### Aim of the exercise
An exact copy of all the data is required, with pictures left out.

### Collected data
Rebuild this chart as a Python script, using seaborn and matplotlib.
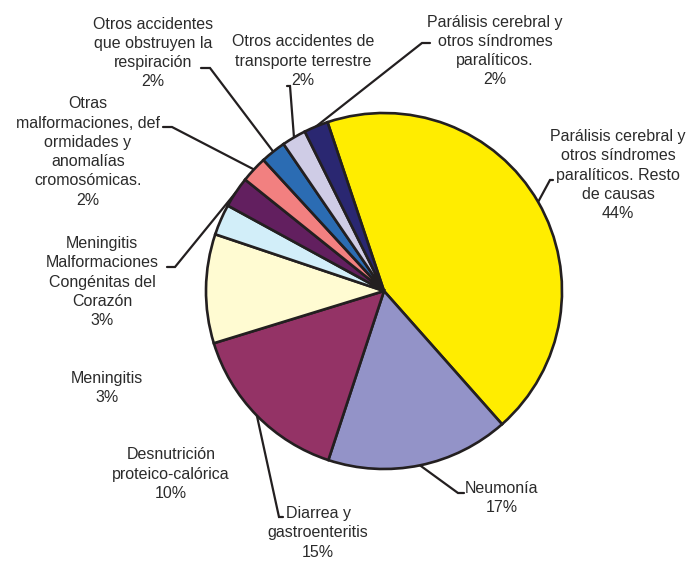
import numpy as np
import matplotlib
matplotlib.use("Agg")
import matplotlib.pyplot as plt
import seaborn as sns

# ---- data ----
categories = [
    "Parálisis cerebral y\notros síndromes\nparalíticos. Resto\nde causas",
    "Neumonía",
    "Diarrea y\ngastroenteritis",
    "Desnutrición\nproteico-calórica",
    "Meningitis",
    "Meningitis\nMalformaciones\nCongénitas del\nCorazón",
    "Otras\nmalformaciones, def\normidades y\nanomalías\ncromosómicas.",
    "Otros accidentes\nque obstruyen la\nrespiración",
    "Otros accidentes de\ntransporte terrestre",
    "Parálisis cerebral y\notros síndromes\nparalíticos.",
]
values = [43.6, 16.6, 15.2, 9.9, 2.8, 2.8, 2.4, 2.3, 2.2, 2.2]
colors = ["#FFED00", "#9393C8", "#943366", "#FFFBD2", "#D2EEF9",
          "#621F5F", "#F28080", "#2B6CB3", "#CFCCE6", "#2A2771"]

# ---- layout (pixel coordinates) ----
label_pos = [(618, 175), (502, 498), (318, 533), (171, 474), (107, 388),
             (102, 282), (88, 152), (153, 53), (303, 61), (495, 51)]
# (elbow, stub end) for leader lines, None = no leader
leaders = [((550, 180), (553, 180)), ((458, 493), (464, 493)),
           ((279, 517), (283, 517)), None, None,
           ((175, 267), (167, 267)), ((172, 127), (163, 127)),
           ((210, 68), (201, 68)), ((290, 86), (287, 86)),
           ((422, 43), (430, 43))]

sns.set_theme(style="white")
plt.rcParams["font.family"] = ["Liberation Sans", "DejaVu Sans"]

W, H = 688, 561
fig = plt.figure(figsize=(W / 100, H / 100), dpi=100)
ax = fig.add_axes([0, 0, 1, 1])

cx, cy, r = 384, 291, 178
edge = "#231f20"
wedges, _ = ax.pie(values, colors=colors, startangle=251.5, counterclock=True,
                   center=(cx, cy), radius=r,
                   wedgeprops=dict(edgecolor=edge, linewidth=1.9))
ax.set_xlim(0, W)
ax.set_ylim(H, 0)
ax.set_aspect("equal")
ax.axis("off")

txtc = "#2b2b2b"
for w, cat, v, pos, ld in zip(wedges, categories, values, label_pos, leaders):
    txt = f"{cat}\n{int(round(v))}%"
    ax.text(pos[0], pos[1], txt, ha="center", va="center", multialignment="center",
            fontsize=11.5, color=txtc, linespacing=1.36)
    if ld is not None:
        mid = np.deg2rad((w.theta1 + w.theta2) / 2)
        ex, ey = cx + r * np.cos(mid), cy + r * np.sin(mid)
        (bx, by), (sx, sy) = ld
        ax.plot([ex, bx, sx], [ey, by, sy], color=edge, lw=1.6,
                solid_joinstyle="miter", zorder=0.5)

fig.savefig("out.png", dpi=100, facecolor="white")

### Response to this task
Rebuild this chart as a Python script, using seaborn and matplotlib.
import numpy as np
import matplotlib
matplotlib.use("Agg")
import matplotlib.pyplot as plt
import seaborn as sns

# ---- data ----
categories = [
    "Parálisis cerebral y\notros síndromes\nparalíticos. Resto\nde causas",
    "Neumonía",
    "Diarrea y\ngastroenteritis",
    "Desnutrición\nproteico-calórica",
    "Meningitis",
    "Meningitis\nMalformaciones\nCongénitas del\nCorazón",
    "Otras\nmalformaciones, def\normidades y\nanomalías\ncromosómicas.",
    "Otros accidentes\nque obstruyen la\nrespiración",
    "Otros accidentes de\ntransporte terrestre",
    "Parálisis cerebral y\notros síndromes\nparalíticos.",
]
values = [43.6, 16.6, 15.2, 9.9, 2.8, 2.8, 2.4, 2.3, 2.2, 2.2]
colors = ["#FFED00", "#9393C8", "#943366", "#FFFBD2", "#D2EEF9",
          "#621F5F", "#F28080", "#2B6CB3", "#CFCCE6", "#2A2771"]

# ---- layout (pixel coordinates) ----
label_pos = [(618, 175), (502, 498), (318, 533), (171, 474), (107, 388),
             (102, 282), (88, 152), (153, 53), (303, 61), (495, 51)]
# (elbow, stub end) for leader lines, None = no leader
leaders = [((550, 180), (553, 180)), ((458, 493), (464, 493)),
           ((279, 517), (283, 517)), None, None,
           ((175, 267), (167, 267)), ((172, 127), (163, 127)),
           ((210, 68), (201, 68)), ((290, 86), (287, 86)),
           ((422, 43), (430, 43))]

sns.set_theme(style="white")
plt.rcParams["font.family"] = ["Liberation Sans", "DejaVu Sans"]

W, H = 688, 561
fig = plt.figure(figsize=(W / 100, H / 100), dpi=100)
ax = fig.add_axes([0, 0, 1, 1])

cx, cy, r = 384, 291, 178
edge = "#231f20"
wedges, _ = ax.pie(values, colors=colors, startangle=251.5, counterclock=True,
                   center=(cx, cy), radius=r,
                   wedgeprops=dict(edgecolor=edge, linewidth=1.9))
ax.set_xlim(0, W)
ax.set_ylim(H, 0)
ax.set_aspect("equal")
ax.axis("off")

txtc = "#2b2b2b"
for w, cat, v, pos, ld in zip(wedges, categories, values, label_pos, leaders):
    txt = f"{cat}\n{int(round(v))}%"
    ax.text(pos[0], pos[1], txt, ha="center", va="center", multialignment="center",
            fontsize=11.5, color=txtc, linespacing=1.36)
    if ld is not None:
        mid = np.deg2rad((w.theta1 + w.theta2) / 2)
        ex, ey = cx + r * np.cos(mid), cy + r * np.sin(mid)
        (bx, by), (sx, sy) = ld
        ax.plot([ex, bx, sx], [ey, by, sy], color=edge, lw=1.6,
                solid_joinstyle="miter", zorder=0.5)

fig.savefig("out.png", dpi=100, facecolor="white")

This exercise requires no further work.